Work instructions. Exclude the pictures and reproduce the remaining data exactly as written.

Records with drawing code:
----------------------------------------
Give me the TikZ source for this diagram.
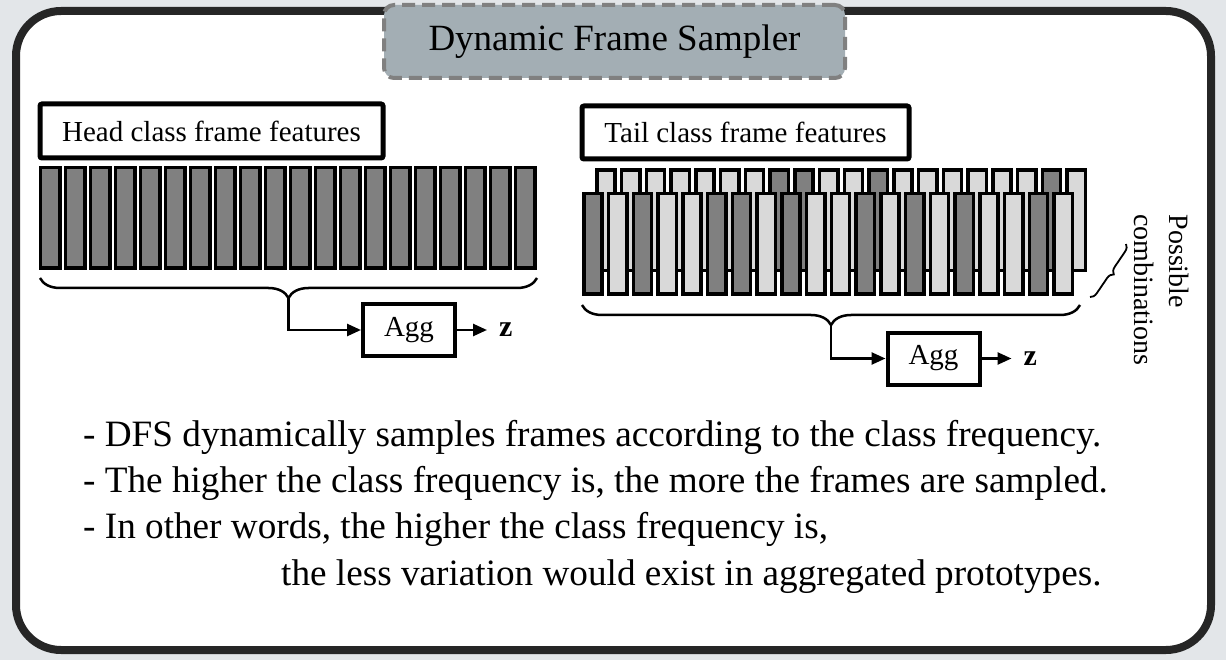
\documentclass[tikz,border=0pt]{standalone}
\usepackage{fontspec}
\setmainfont{Liberation Serif}
\usetikzlibrary{positioning, calc, arrows.meta, decorations.pathreplacing}
\definecolor{panelBack}{RGB}{227,230,233}
\definecolor{frameInk}{RGB}{38,38,38}
\definecolor{titleFill}{RGB}{163,174,180}
\definecolor{dashGray}{RGB}{128,128,128}
\definecolor{bardk}{RGB}{128,128,128}
\definecolor{barlt}{RGB}{217,217,217}

\begin{document}
\begin{tikzpicture}[
    x=1pt, y=-1pt,
    >={Triangle[length=14pt, width=12pt]}, % punta triangular rellena
    titlebox/.style={draw=dashGray, fill=titleFill, line width=4pt, dash pattern=on 13pt off 7pt,
        rounded corners=10pt, minimum width=461pt, minimum height=73pt, font=\fontsize{37}{44}\selectfont},
    labelbox/.style={draw=black, line width=5pt, rounded corners=2pt, fill=white,
        font=\fontsize{29}{35}\selectfont},
    bar/.style={draw=black, line width=3.5pt, inner sep=0pt, minimum width=19.5pt, minimum height=100.5pt},
    headbar/.style={bar, fill=bardk},
    tailbar/.style={bar, minimum width=18.2pt},
    featbrace/.style={decorate, decoration={brace, mirror, amplitude=20pt}, line width=2.5pt},
    smallbrace/.style={decorate, decoration={brace, mirror, amplitude=7pt}, line width=1.8pt},
    aggbox/.style={draw=black, line width=4pt, minimum width=92pt, minimum height=52pt,
        font=\fontsize{29}{34}\selectfont},
    zlabel/.style={inner xsep=12pt, font=\fontsize{30}{34}\selectfont\bfseries},
    conn/.style={line width=2.5pt},
    bullet/.style={anchor=base west, inner sep=0pt, font=\fontsize{37.2}{46}\selectfont},
    combos/.style={rotate=-90, align=left, inner sep=0pt, font=\fontsize{28}{35}\selectfont}
]
    \fill[panelBack] (0,0) rectangle (1226,660);
    \useasboundingbox (0,0) rectangle (1226,660);

    % 1. Marco exterior y titulo
    \draw[line width=8pt, draw=frameInk, fill=white, rounded corners=45pt] (16,11) rectangle (1211,650);
    \node[titlebox] (title) at (614.5,41.5) {Dynamic Frame Sampler};

    % 2. Clase head: etiqueta y barras
    \node[labelbox, minimum width=343pt, minimum height=54pt] (headlabel) at (211.5,131) {Head class frame features};
    \foreach \i in {0,...,19}
        \node[headbar] (hb\i) at ({50+25*\i},218) {};

    % 3. Clase tail: etiqueta, fila trasera y fila delantera
    \node[labelbox, minimum width=327pt, minimum height=53pt] (taillabel) at (745.5,132.5) {Tail class frame features};
    \foreach \c [count=\i from 0] in {lt,lt,lt,lt,lt,lt,lt,dk,dk,lt,lt,dk,lt,lt,lt,lt,lt,lt,dk,lt}
        \node[tailbar, fill=bar\c] (tb\i) at ({606+24.75*\i},220.5) {};
    \foreach \c [count=\i from 0] in {dk,lt,dk,lt,lt,dk,dk,lt,dk,lt,lt,dk,lt,dk,lt,dk,lt,lt,dk,lt}
        \node[tailbar, fill=bar\c] (tf\i) at ({593+24.75*\i},244) {};

    % 4. Llaves y agregacion
    \coordinate (headL) at (40,278);
    \coordinate (headR) at (537,278);
    \draw[featbrace] (headL) -- (headR);
    \coordinate (headtip) at ($(headL)!0.5!(headR)+(0,20)$);
    \node[aggbox] (agg1) at (409,330) {Agg};
    \node[zlabel, right=30pt of agg1] (z1) {z};
    \draw[->, conn] (headtip) |- (agg1);
    \draw[->, conn] (agg1) -- (z1);

    \coordinate (tailL) at (582,305);
    \coordinate (tailR) at (1080,305);
    \draw[featbrace] (tailL) -- (tailR);
    \coordinate (tailtip) at ($(tailL)!0.5!(tailR)+(0,20)$);
    \node[aggbox] (agg2) at (933.5,358.5) {Agg};
    \node[zlabel, right=30pt of agg2] (z2) {z};
    \draw[->, conn] (tailtip) |- (agg2);
    \draw[->, conn] (agg2) -- (z2);

    % 5. Combinaciones posibles
    \coordinate (comboA) at (1090,297);
    \coordinate (comboB) at (1126,244);
    \draw[smallbrace] (comboA) -- (comboB);
    \node[combos] (combo) at (1162,290) {Possible\\combinations};

    % 6. Texto explicativo
    \node[bullet] (line1) at (83,446) {- DFS dynamically samples frames according to the class frequency.};
    \node[bullet] (line2) at (83,492) {- The higher the class frequency is, the more the frames are sampled.};
    \node[bullet] (line3) at (83,538) {- In other words, the higher the class frequency is,};
    \node[bullet] (line4) at (281,585) {the less variation would exist in aggregated prototypes.};
\end{tikzpicture}
\end{document}
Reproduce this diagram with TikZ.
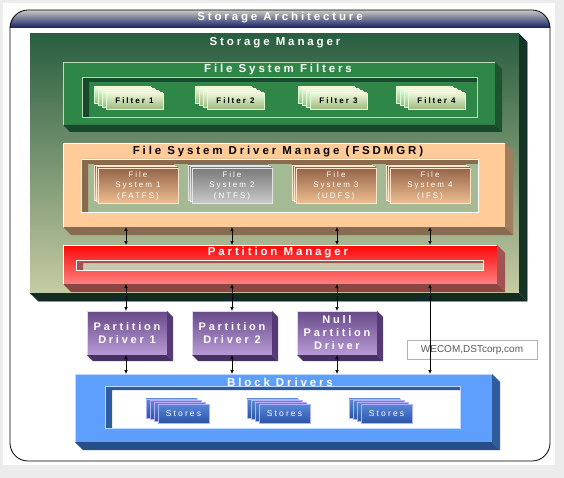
----------------------------------------
The completed task.
Give me the TikZ source for this diagram.
\documentclass[tikz,border=0pt]{standalone}
\usepackage{fontspec}
\setmainfont{Liberation Serif}
\usetikzlibrary{positioning, calc, arrows.meta, decorations.pathreplacing}
\definecolor{panelBack}{RGB}{227,230,233}
\definecolor{frameInk}{RGB}{38,38,38}
\definecolor{titleFill}{RGB}{163,174,180}
\definecolor{dashGray}{RGB}{128,128,128}
\definecolor{bardk}{RGB}{128,128,128}
\definecolor{barlt}{RGB}{217,217,217}

\begin{document}
\begin{tikzpicture}[
    x=1pt, y=-1pt,
    >={Triangle[length=14pt, width=12pt]}, % punta triangular rellena
    titlebox/.style={draw=dashGray, fill=titleFill, line width=4pt, dash pattern=on 13pt off 7pt,
        rounded corners=10pt, minimum width=461pt, minimum height=73pt, font=\fontsize{37}{44}\selectfont},
    labelbox/.style={draw=black, line width=5pt, rounded corners=2pt, fill=white,
        font=\fontsize{29}{35}\selectfont},
    bar/.style={draw=black, line width=3.5pt, inner sep=0pt, minimum width=19.5pt, minimum height=100.5pt},
    headbar/.style={bar, fill=bardk},
    tailbar/.style={bar, minimum width=18.2pt},
    featbrace/.style={decorate, decoration={brace, mirror, amplitude=20pt}, line width=2.5pt},
    smallbrace/.style={decorate, decoration={brace, mirror, amplitude=7pt}, line width=1.8pt},
    aggbox/.style={draw=black, line width=4pt, minimum width=92pt, minimum height=52pt,
        font=\fontsize{29}{34}\selectfont},
    zlabel/.style={inner xsep=12pt, font=\fontsize{30}{34}\selectfont\bfseries},
    conn/.style={line width=2.5pt},
    bullet/.style={anchor=base west, inner sep=0pt, font=\fontsize{37.2}{46}\selectfont},
    combos/.style={rotate=-90, align=left, inner sep=0pt, font=\fontsize{28}{35}\selectfont}
]
    \fill[panelBack] (0,0) rectangle (1226,660);
    \useasboundingbox (0,0) rectangle (1226,660);

    % 1. Marco exterior y titulo
    \draw[line width=8pt, draw=frameInk, fill=white, rounded corners=45pt] (16,11) rectangle (1211,650);
    \node[titlebox] (title) at (614.5,41.5) {Dynamic Frame Sampler};

    % 2. Clase head: etiqueta y barras
    \node[labelbox, minimum width=343pt, minimum height=54pt] (headlabel) at (211.5,131) {Head class frame features};
    \foreach \i in {0,...,19}
        \node[headbar] (hb\i) at ({50+25*\i},218) {};

    % 3. Clase tail: etiqueta, fila trasera y fila delantera
    \node[labelbox, minimum width=327pt, minimum height=53pt] (taillabel) at (745.5,132.5) {Tail class frame features};
    \foreach \c [count=\i from 0] in {lt,lt,lt,lt,lt,lt,lt,dk,dk,lt,lt,dk,lt,lt,lt,lt,lt,lt,dk,lt}
        \node[tailbar, fill=bar\c] (tb\i) at ({606+24.75*\i},220.5) {};
    \foreach \c [count=\i from 0] in {dk,lt,dk,lt,lt,dk,dk,lt,dk,lt,lt,dk,lt,dk,lt,dk,lt,lt,dk,lt}
        \node[tailbar, fill=bar\c] (tf\i) at ({593+24.75*\i},244) {};

    % 4. Llaves y agregacion
    \coordinate (headL) at (40,278);
    \coordinate (headR) at (537,278);
    \draw[featbrace] (headL) -- (headR);
    \coordinate (headtip) at ($(headL)!0.5!(headR)+(0,20)$);
    \node[aggbox] (agg1) at (409,330) {Agg};
    \node[zlabel, right=30pt of agg1] (z1) {z};
    \draw[->, conn] (headtip) |- (agg1);
    \draw[->, conn] (agg1) -- (z1);

    \coordinate (tailL) at (582,305);
    \coordinate (tailR) at (1080,305);
    \draw[featbrace] (tailL) -- (tailR);
    \coordinate (tailtip) at ($(tailL)!0.5!(tailR)+(0,20)$);
    \node[aggbox] (agg2) at (933.5,358.5) {Agg};
    \node[zlabel, right=30pt of agg2] (z2) {z};
    \draw[->, conn] (tailtip) |- (agg2);
    \draw[->, conn] (agg2) -- (z2);

    % 5. Combinaciones posibles
    \coordinate (comboA) at (1090,297);
    \coordinate (comboB) at (1126,244);
    \draw[smallbrace] (comboA) -- (comboB);
    \node[combos] (combo) at (1162,290) {Possible\\combinations};

    % 6. Texto explicativo
    \node[bullet] (line1) at (83,446) {- DFS dynamically samples frames according to the class frequency.};
    \node[bullet] (line2) at (83,492) {- The higher the class frequency is, the more the frames are sampled.};
    \node[bullet] (line3) at (83,538) {- In other words, the higher the class frequency is,};
    \node[bullet] (line4) at (281,585) {the less variation would exist in aggregated prototypes.};
\end{tikzpicture}
\end{document}
Reproduce this diagram with TikZ.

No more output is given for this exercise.